The nation’s capitol was also changing and a young man named Marion Barry was winning favorable attention for operating a summer employment program directed at inner city youth called Pride, Inc. C&P Telephone was a participating employer together with many other members of the Washington Chamber of Commerce, which had been badly frightened in 1968 by the destructive riots following the assassination of Martin Luther King. Early in the summer of 1971, Pride scheduled a weekend long fundraising radio-a-thon in cooperation with the city’s most popular soul music station at a church located in the 1300 block of U St., NW. Located just a block from the drop zone for drug dealers each afternoon at 4 p.m., the company never scheduled orders there past noon each day. I was jolted during my job orientation by a C&P policy that limited its responsibility for reimbursement subsequent to a mugging to $200 in losses. If the money in your wallet and the value of your jewelry exceeded this amount, the loss was at your own expense. In other words, this was a rough, dangerous and largely unpoliced neighborhood.

About 11 a.m. on the Friday morning of the much advertised radio-a-thon my pager buzzed and I called into the Dupont dispatch center. I was told to round up half my crew, instructing them to drop the remainder of their orders for the day, and report to the church on U Street. The test desk could tell me where each installer was working, and by noon I had seven of them on their way. Whether through an oversight by Pride, or, as claimed by Marion Barry, a deliberate failure to issue the needed paperwork by C&P, phones had never been ordered to support his event. Sixteen lines and a T-carrier circuit for the radio broadcast were required before 5 p.m. In an age before cellular service, this meant we required 20 spare pairs of copper wires —16 for the call-in operators, and four more to configure a T-carrier. The test desk informed us there were only three spare, unused pairs at our location. Inspecting the alley behind the church, I noted a 25-pair cable that served a four-story building half way down the block. We determined that it was a senior residence with 24 units and a front desk phone.
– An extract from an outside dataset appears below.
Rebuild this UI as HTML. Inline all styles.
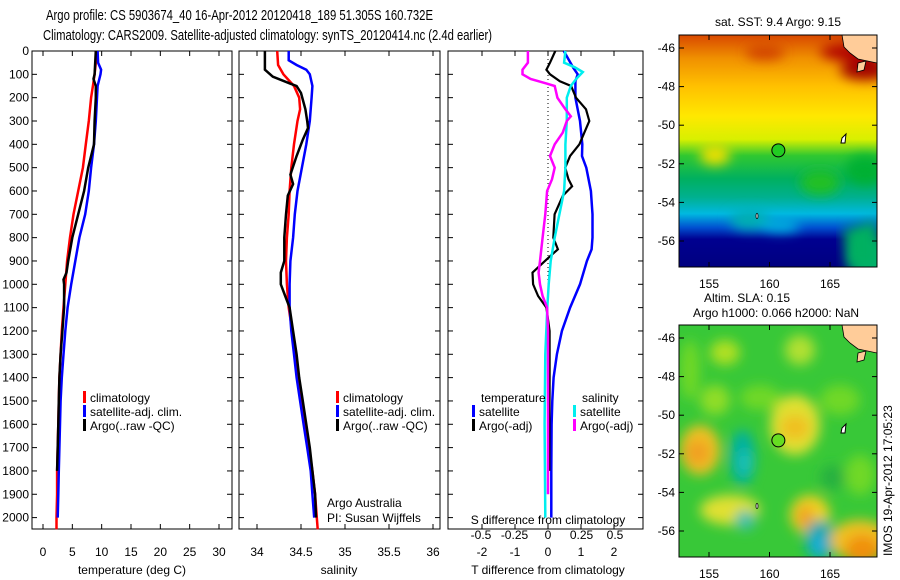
<!DOCTYPE html>
<html><head><meta charset="utf-8"><style>
body{margin:0;background:#fff}
svg{display:block;font-family:"Liberation Sans",sans-serif}
</style></head><body>
<svg id="c" width="900" height="580" xmlns="http://www.w3.org/2000/svg">
<defs>
<linearGradient id="sst" x1="0" y1="0" x2="0" y2="1">
<stop offset="0" stop-color="#d84800"/><stop offset="0.1" stop-color="#f09000"/><stop offset="0.22" stop-color="#ffc000"/>
<stop offset="0.35" stop-color="#ffe800"/><stop offset="0.45" stop-color="#d8f000"/><stop offset="0.52" stop-color="#30c830"/>
<stop offset="0.62" stop-color="#00b060"/><stop offset="0.7" stop-color="#00b090"/><stop offset="0.77" stop-color="#00b8e0"/>
<stop offset="0.83" stop-color="#0050d0"/><stop offset="0.88" stop-color="#000090"/><stop offset="1" stop-color="#000080"/>
</linearGradient>
<filter id="bl" x="-20%" y="-20%" width="140%" height="140%"><feGaussianBlur stdDeviation="6"/></filter>
<clipPath id="m1c"><rect x="679" y="35" width="198" height="232"/></clipPath>
<clipPath id="m2c"><rect x="679" y="325" width="198" height="232"/></clipPath>
</defs>
<text x="46" y="20" font-size="15" textLength="387" lengthAdjust="spacingAndGlyphs">Argo profile: CS 5903674_40 16-Apr-2012 20120418_189 51.305S 160.732E</text>
<text x="43" y="40" font-size="15" textLength="449" lengthAdjust="spacingAndGlyphs">Climatology: CARS2009. Satellite-adjusted climatology: synTS_20120414.nc (2.4d earlier)</text>
<g id="g"></g>
</svg>
<script>
// ---- data ----
const tDepth=[0,50,100,150,200,300,400,500,600,700,800,900,1000,1100,1200,1300,1400,1500,1600,1700,1800,1900,2000,2050];
const tClim=[9,9,8.8,8.5,8.2,7.8,7.3,6.8,6.0,5.2,4.6,4.1,3.8,3.5,3.2,3.0,2.8,2.7,2.6,2.5,2.4,2.4,2.3,2.3];
const tSatDepth=[0,50,80,100,150,200,300,400,500,600,700,800,900,1000,1100,1200,1300,1400,1500,1600,1700,1800,1900,2000];
const tSat=[9.3,9.4,9.9,9.8,9.3,9.2,9.0,8.7,8.2,7.8,7.2,6.2,5.5,4.8,4.2,3.8,3.5,3.2,3.0,2.9,2.8,2.7,2.6,2.5];
const tArgoDepth=[0,100,120,150,200,300,400,500,600,700,800,900,950,980,1000,1100,1200,1300,1400,1500,1600,1700,1800];
const tArgo=[9.0,8.8,8.6,9.0,9.0,8.8,8.7,7.7,7.0,6.0,5.0,4.3,4.0,3.5,3.6,3.6,3.3,3.0,2.8,2.7,2.6,2.5,2.4];
const sDepth=[0,60,100,150,200,250,300,400,500,600,700,800,900,1000,1100,1200,1300,1400,1500,1600,1700,1800,1900,2000,2050];
const sClim=[34.23,34.24,34.30,34.42,34.48,34.49,34.46,34.42,34.39,34.37,34.36,34.34,34.33,34.34,34.36,34.40,34.44,34.47,34.51,34.55,34.59,34.63,34.66,34.68,34.69];
const sSatDepth=[0,40,60,80,100,150,200,300,400,500,600,700,800,900,1000,1100,1200,1300,1400,1500,1600,1700,1800,1900,2000];
const sSat=[34.36,34.36,34.45,34.56,34.60,34.63,34.62,34.60,34.56,34.51,34.46,34.43,34.41,34.38,34.37,34.37,34.39,34.42,34.45,34.49,34.53,34.57,34.61,34.63,34.65];
const sArgoDepth=[0,80,110,140,150,180,250,300,330,380,450,530,570,620,700,800,900,950,1000,1050,1100,1200,1300,1400,1500,1600,1700,1800,1900,2000];
const sArgo=[34.09,34.09,34.18,34.38,34.45,34.50,34.55,34.57,34.58,34.52,34.45,34.38,34.41,34.35,34.33,34.31,34.31,34.27,34.27,34.32,34.37,34.41,34.45,34.48,34.52,34.56,34.60,34.63,34.66,34.67];
const dTSatDepth=[0,73,100,130,200,300,400,450,500,600,700,800,850,900,1000,1100,1200,1300,1400,1500,1600,1800,2000];
const dTSat=[0.48,0.77,0.9,0.83,0.83,0.97,1.04,1.03,1.16,1.3,1.35,1.35,1.32,1.18,0.97,0.67,0.42,0.27,0.17,0.13,0.11,0.1,0.1];
const dTArgoDepth=[0,50,80,100,130,150,200,250,300,350,400,450,500,550,580,620,700,800,850,880,950,1000,1050,1100,1200,1400,1800];
const dTArgo=[0.22,0.06,-0.05,0.06,0.36,0.7,0.85,1.15,1.25,1.1,0.95,0.67,0.52,0.62,0.73,0.45,0.2,0.16,0.3,0.06,-0.47,-0.45,-0.3,-0.05,0.05,0.05,0.04];
const dSSatDepth=[0,50,70,90,120,150,200,300,400,500,600,700,800,900,1000,1100,1300,1600,2000];
const dSSat=[0.13,0.12,0.2,0.26,0.21,0.17,0.14,0.14,0.13,0.13,0.12,0.085,0.05,0.02,0.005,-0.005,-0.02,-0.025,-0.02];
const dSArgoDepth=[0,50,80,100,120,140,150,200,250,280,300,350,400,450,500,550,600,700,800,900,950,1000,1050,1100,1200,1400,1900];
const dSArgo=[-0.15,-0.15,-0.19,-0.19,-0.13,-0.007,0.05,0.07,0.13,0.17,0.14,0.11,0.05,0.015,0.05,0.03,-0.007,-0.02,-0.04,-0.06,-0.07,-0.06,-0.04,-0.007,0.0,0.0,0.0];
const depthTicks=[0,100,200,300,400,500,600,700,800,900,1000,1100,1200,1300,1400,1500,1600,1700,1800,1900,2000];
const tTicks=[0,5,10,15,20,25,30];
const sTicks=[34,34.5,35,35.5,36];
const dTTicks=[-2,-1,0,1,2];
const dSTicks=[-0.5,-0.25,0,0.25,0.5];
const latTicks=[-46,-48,-50,-52,-54,-56];
const lonTicks=[155,160,165];
const floatLon=160.732, floatLat=-51.305;

// ---- scales ----
const Y0=51,Y1=529;
const yD=d=>Y0+d*0.2333;
const xT=v=>43+v*(176/30);
const xS=v=>257+(v-34)*88;
const xDT=v=>548+v*33;
const xDS=v=>548+v*134;
const mLon=v=>709+(v-155)*12.1;
const mLat=(v,top)=>top+13+(-46-v)*19.3;
const NS='http://www.w3.org/2000/svg';
const G=document.getElementById('g');
function el(t,a,txt,p){const e=document.createElementNS(NS,t);for(const k in a)e.setAttribute(k,a[k]);if(txt!=null)e.textContent=txt;(p||G).appendChild(e);return e;}
function line(xs,ds,fx,col,w,name){
  const pts=xs.map((v,i)=>fx(v).toFixed(1)+','+yD(ds[i]).toFixed(1)).join(' ');
  const e=el('polyline',{points:pts,fill:'none',stroke:col,'stroke-width':w,'stroke-linejoin':'miter'});
  
  
}
function frame(x0,x1,name){
  const r=el('rect',{x:x0,y:Y0,width:x1-x0,height:Y1-Y0,fill:'none',stroke:'#000','stroke-width':1});
  
  
  depthTicks.forEach(d=>{el('line',{x1:x0,x2:x0+5,y1:yD(d),y2:yD(d),stroke:'#000'});el('line',{x1:x1-5,x2:x1,y1:yD(d),y2:yD(d),stroke:'#000'});});
}
function xticks(vals,fx,x0,x1,y){
  vals.forEach(v=>{const x=fx(v);el('line',{x1:x,x2:x,y1:Y1,y2:Y1-5,stroke:'#000'});el('line',{x1:x,x2:x,y1:Y0,y2:Y0+5,stroke:'#000'});
    const t=el('text',{x:x,y:y,'font-size':12,'text-anchor':'middle'},String(v));
    
    });
}
depthTicks.forEach(d=>{const t=el('text',{x:29,y:yD(d)+4,'font-size':12,'text-anchor':'end'},String(d));
  
  });
// panel 1
frame(32,232,'temperature-axes');
xticks(tTicks,xT,32,232,556);
let t=el('text',{x:132,y:574,'font-size':12,'text-anchor':'middle'},'temperature (deg C)');


line(tClim,tDepth,xT,'#f00',2.5,'temp-climatology-line');
line(tSat,tSatDepth,xT,'#00f',2.5,'temp-satellite-line');
line(tArgo,tArgoDepth,xT,'#000',2.5,'temp-argo-line');
// panel 2
frame(239,440,'salinity-axes');
xticks(sTicks,xS,239,440,556);
t=el('text',{x:339,y:574,'font-size':12,'text-anchor':'middle'},'salinity');


line(sClim,sDepth,xS,'#f00',2.5,'sal-climatology-line');
line(sSat,sSatDepth,xS,'#00f',2.5,'sal-satellite-line');
line(sArgo,sArgoDepth,xS,'#000',2.5,'sal-argo-line');
// panel 3
frame(448,643,'difference-axes');
el('line',{x1:548,x2:548,y1:Y0,y2:yD(1000),stroke:'#000','stroke-dasharray':'1,3'});
xticks(dTTicks,xDT,448,643,556);
t=el('text',{x:548,y:574,'font-size':12,'text-anchor':'middle'},'T difference from climatology');


dSTicks.forEach(v=>{const s=el('text',{x:xDS(v),y:539,'font-size':12,'text-anchor':'middle'},String(v));
  
  });
t=el('text',{x:548,y:524,'font-size':12,'text-anchor':'middle'},'S difference from climatology');


line(dTSat,dTSatDepth,xDT,'#00f',2.5,'tdiff-satellite-line');
line(dTArgo,dTArgoDepth,xDT,'#000',2.2,'tdiff-argo-line');
line(dSSat,dSSatDepth,xDS,'#0ee',2.5,'sdiff-satellite-line');
line(dSArgo,dSArgoDepth,xDS,'#f0f',2.5,'sdiff-argo-line');
// legends
function leg(x,y,col,txt,name){el('rect',{x:x,y:y-11,width:3,height:12,fill:col});
  const e=el('text',{x:x+7,y:y,'font-size':12},txt);
  
  }
[['climatology','#f00'],['satellite-adj. clim.','#00f'],['Argo(..raw -QC)','#000']].forEach((r,i)=>leg(83,402+i*14,r[1],r[0],'temp-legend-entry'));
[['climatology','#f00'],['satellite-adj. clim.','#00f'],['Argo(..raw -QC)','#000']].forEach((r,i)=>leg(336,402+i*14,r[1],r[0],'sal-legend-entry'));
t=el('text',{x:481,y:402,'font-size':12},'temperature');


t=el('text',{x:582,y:402,'font-size':12},'salinity');


leg(472,416,'#00f','satellite','diff-legend-entry');leg(472,430,'#000','Argo(-adj)','diff-legend-entry');
leg(573,416,'#0ee','satellite','diff-legend-entry');leg(573,430,'#f0f','Argo(-adj)','diff-legend-entry');
t=el('text',{x:327,y:507,'font-size':12},'Argo Australia');


t=el('text',{x:327,y:522,'font-size':12},'PI: Susan Wijffels');



// ---- maps ----
function map(top,kind){
  const g=el('g',{'clip-path':'url(#m'+(kind==1?'1':'2')+'c)'});
  
  
  if(kind==1){
    el('rect',{x:679,y:top,width:198,height:232,fill:'url(#sst)'},null,g);
    const b=el('g',{filter:'url(#bl)'},null,g);
    [[820,top+8,70,18,'#b00000'],[840,top+25,50,20,'#a00000'],[745,top+10,40,15,'#d04000'],[700,top+110,30,20,'#f0e000'],[845,top+120,40,30,'#00b030'],
     [850,top+200,40,50,'#00b070'],[730,top+175,40,20,'#00b0b0'],[760,top+185,40,12,'#00c0e0'],[800,top+135,40,25,'#20c020']].forEach(r=>el('ellipse',{cx:r[0]+r[2]/2,cy:r[1]+r[3]/2,rx:r[2]/2,ry:r[3]/2,fill:r[4]},null,b));
    el('path',{d:`M843 ${top+195} L877 ${top+185} L877 ${top+232} L848 ${top+232} Z`,fill:'#00b060',filter:'url(#bl)'},null,g);
  } else {
    el('rect',{x:679,y:top,width:198,height:232,fill:'#38c838'},null,g);
    const b=el('g',{filter:'url(#bl)'},null,g);
    [[680,top+100,40,50,'#f0c020'],[685,top+115,25,25,'#f0a020'],[770,top+70,50,60,'#e0e030'],[780,top+90,30,25,'#f0c020'],
     [710,top+15,30,25,'#b0e020'],[785,top+10,30,30,'#b0e030'],[790,top+170,40,40,'#f0d020'],[797,top+180,16,25,'#f0a020'],
     [700,top+170,60,30,'#e0e030'],[730,top+105,25,55,'#00b0a0'],[740,top+125,10,25,'#20c8c0'],[805,top+195,30,40,'#00a8b0'],
     [812,top+210,12,20,'#20b0e0'],[830,top+195,60,40,'#f0c020'],[845,top+210,35,30,'#f09010'],[680,top+15,20,60,'#70d828'],
     [735,top+185,20,20,'#40c0b0'],[740,top+60,40,25,'#70d828'],[820,top+60,40,30,'#70d828'],[700,top+60,30,30,'#90dd28'],[845,top+130,30,40,'#70d828'],[820,top+140,25,25,'#28b040']].forEach(r=>el('ellipse',{cx:r[0]+r[2]/2,cy:r[1]+r[3]/2,rx:r[2]/2,ry:r[3]/2,fill:r[4]},null,b));
  }
  el('path',{d:`M842 ${top} L877 ${top} L877 ${top+28} L858 ${top+24} L850 ${top+18} L844 ${top+12} Z`,fill:'#ffcc99',stroke:'#000','stroke-width':0.8},null,g);
  el('path',{d:`M858 ${top+28} L866 ${top+26} L864 ${top+35} L857 ${top+37} Z`,fill:'#ffcc99',stroke:'#000','stroke-width':0.8},null,g);
  el('path',{d:`M842 ${top+103} L846 ${top+99} L845 ${top+108} L841 ${top+108} Z`,fill:'#fff',stroke:'#000','stroke-width':1},null,g);
  el('ellipse',{cx:757,cy:top+181,rx:1,ry:2.5,fill:'#fff',stroke:'#000','stroke-width':0.8},null,g);
  const c=el('circle',{cx:mLon(floatLon),cy:mLat(floatLat,top),r:6.5,fill:kind==1?'#22cc22':'#66dd22',stroke:'#000','stroke-width':1});
  
  
  el('rect',{x:679,y:top,width:198,height:232,fill:'none',stroke:'#000'});
  latTicks.forEach(v=>{const y=mLat(v,top);el('line',{x1:679,x2:684,y1:y,y2:y,stroke:'#000'});el('line',{x1:872,x2:877,y1:y,y2:y,stroke:'#000'});
    const e=el('text',{x:675,y:y+4,'font-size':12,'text-anchor':'end'},String(v));
    
    });
  lonTicks.forEach(v=>{const x=mLon(v);el('line',{x1:x,x2:x,y1:top,y2:top+5,stroke:'#000'});el('line',{x1:x,x2:x,y1:top+227,y2:top+232,stroke:'#000'});
    const e=el('text',{x:x,y:top+253,'font-size':12,'text-anchor':'middle'},String(v));
    
    });
}
map(35,1);map(325,2);
t=el('text',{x:778,y:26,'font-size':12,'text-anchor':'middle'},'sat. SST: 9.4  Argo: 9.15');


t=el('text',{x:747,y:302,'font-size':12,'text-anchor':'middle'},'Altim. SLA: 0.15');


t=el('text',{x:776,y:317,'font-size':12,'text-anchor':'middle'},'Argo h1000: 0.066 h2000: NaN');


t=el('text',{x:0,y:0,'font-size':12,transform:'translate(892,556) rotate(-90)'},'IMOS 19-Apr-2012 17:05:23');


</script>
</body></html>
If we were to activate Pride’s lines it was going to be necessary to commandeer these pairs for the weekend. It had been made abundantly clear to Roy Meyer, my garage mate and fellow foreman, that we were to have their service operating by 5 p.m. whatever the obstacles. We decided to cut the cable and then dispatched Bill Howard, my slickest speaking black installer, to visit each apartment in the retirement building and inform them that there had been an accidental cable cut that we expected to have repaired by Monday morning. We further promised to restore the front desk phone immediately so residents would continue to have access to an emergency phone. An hour later Bill returned grumbling, “Don’t ever ask me to do that again!” While my crew rerouted the cable to the back of the church, Roy had been surveying the interior installation. As I approached the front steps I found Marion Barry standing in the doorway and a group of our installers milling around. Roy informed me, “We’ve got a problem.”
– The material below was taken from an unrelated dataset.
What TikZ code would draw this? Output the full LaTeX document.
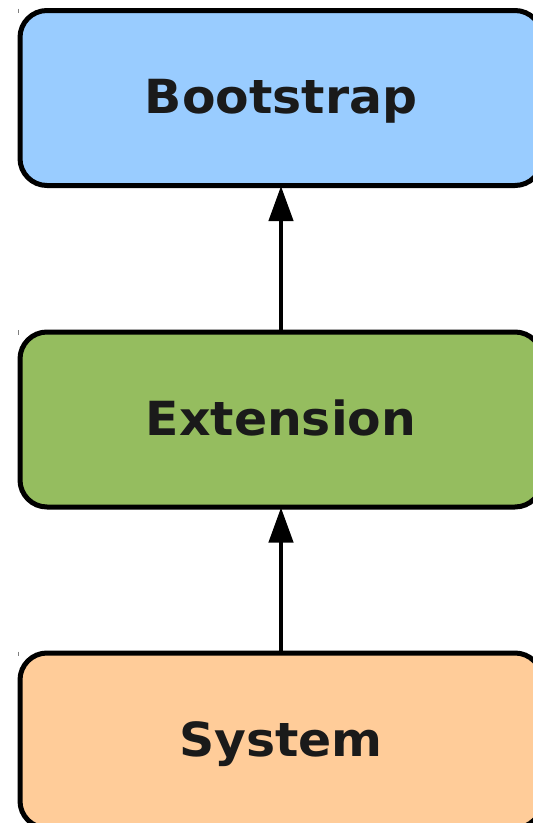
\documentclass[tikz,border=0pt]{standalone}
\usepackage{fontspec}
\newfontfamily\loaderfont[FakeStretch=1.04]{DejaVu Sans}
\usetikzlibrary{arrows.meta}

\definecolor{bootblue}{HTML}{99CCFF}
\definecolor{extgreen}{HTML}{95BD5F}
\definecolor{sysorange}{HTML}{FFCC99}
\definecolor{labelgray}{HTML}{1A1A1A}

\tikzset{
    loaderbox/.style={draw=black, line width=5pt, rounded corners=27pt,
        minimum width=522pt, minimum height=175pt,
        text height=40pt, text depth=9pt, text=labelgray,
        font=\loaderfont\bfseries\fontsize{47pt}{47pt}\selectfont},
    delegate/.style={-{Triangle[width=24pt,length=35pt]}, line width=4.3pt, shorten >=-2pt}
}

\begin{document}
\begin{tikzpicture}[x=1pt,y=-1pt]
    \clip (0,0) rectangle (533,823);

    \node[loaderbox, fill=bootblue] (boot) at (281,98) {Bootstrap};
    \node[loaderbox, fill=extgreen] (ext) at (281,419.5) {Extension};
    \node[loaderbox, fill=sysorange] (sys) at (281,740.5) {System};

    \draw[delegate] (sys.north) -- (ext.south);
    \draw[delegate] (ext.north) -- (boot.south);

    % small marks left of each box
    \foreach \y in {8.5,330,651.5}
        \draw[gray, line width=1pt] (18.6,\y) -- (18.6,\y+4.5);
\end{tikzpicture}
\end{document}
Thinking we faced another technical problem, I asked, “What’s the matter now?” Roy replied, “Mr. Barry insists he wants an all black crew assigned to install his phones. You’re the college boy. See whether you can change his mind.” I could hardly believe what Roy was telling me. It was evident the company was moving heaven and earth to support Barry’s radio-a-thon, with a dozen installers pulled away from their regular work to provide him his dial tone. I also recognized he must have spent most of the morning jumping up and down on desks downtown to produce this result. When I approached Barry, an imposing man by any standard, to make the argument, “We are an equal opportunity employer. We don’t assign installers on the basis of race — customers are expected to accept the installer that is dispatched on their order,” Barry remained unmoved. He pointed out that I was standing in front of him only because he had raised hell at the highest levels in the company, and that he was prepared to go back and do it again. “Pride is a project for our kids. It’s a black initiative in a black community and we expect the phone company to honor that by providing us black installers,” he ranted.

At that point I decided to alter my tactics and quit defending the company. I told Barry I agreed with him, “Mr. Barry, I’m sure you’re right. I’m sure you can get back on the phone, not here of course, and you can yell loud enough and long enough that you will reach someone who will cave in to your demand. Then you will get the all black crew here that you say you want. But, I want you to think about one thing. If you don’t permit this group of men to install your phones, we’ll send them back to work installing phones for the black families in this neighborhood who thought they were going to see us today, but who won’t because we are here. Who knows, I’ll probably misplace my pager. And by the time you secure agreement for an all black installation crew I can promise you one thing — it will be well past 5 p.m. this afternoon.” Marion Barry slowly grinned, stepped sideways and waved his arms towards the church doors, “Mr. Hudson, please go ahead and install my phones.” Later that day, as we completed our work, we discovered 10 cases of Budweiser slipped into the rear of one of our vans.

I moved to Denver the following year to work at Mountain Bell. Marion Barry moved on to serve first with the D.C. school board, followed by a stint on city council and eventually was elected Mayor. Nearly 20 years later during a lunch at Phillips Crab House along the Potomac Waterfront a group of burly security men flooded into the restaurant taking up watchful positions. I expected a glimpse of some national leader. Instead, Mayor Barry swept in past my table. He glanced at me searching his memory for why I appeared familiar. Whether he actually placed me I can’t say, but he nodded and winked before rushing through to his luncheon in a private room. Shortly after that encounter drugs and misbehavior would stain Barry’s career, but for a period he was a spokesman for his community who deservedly earned the admiration of all. As Barry was wont to remind us, “When you don’t ask, you don’t get!”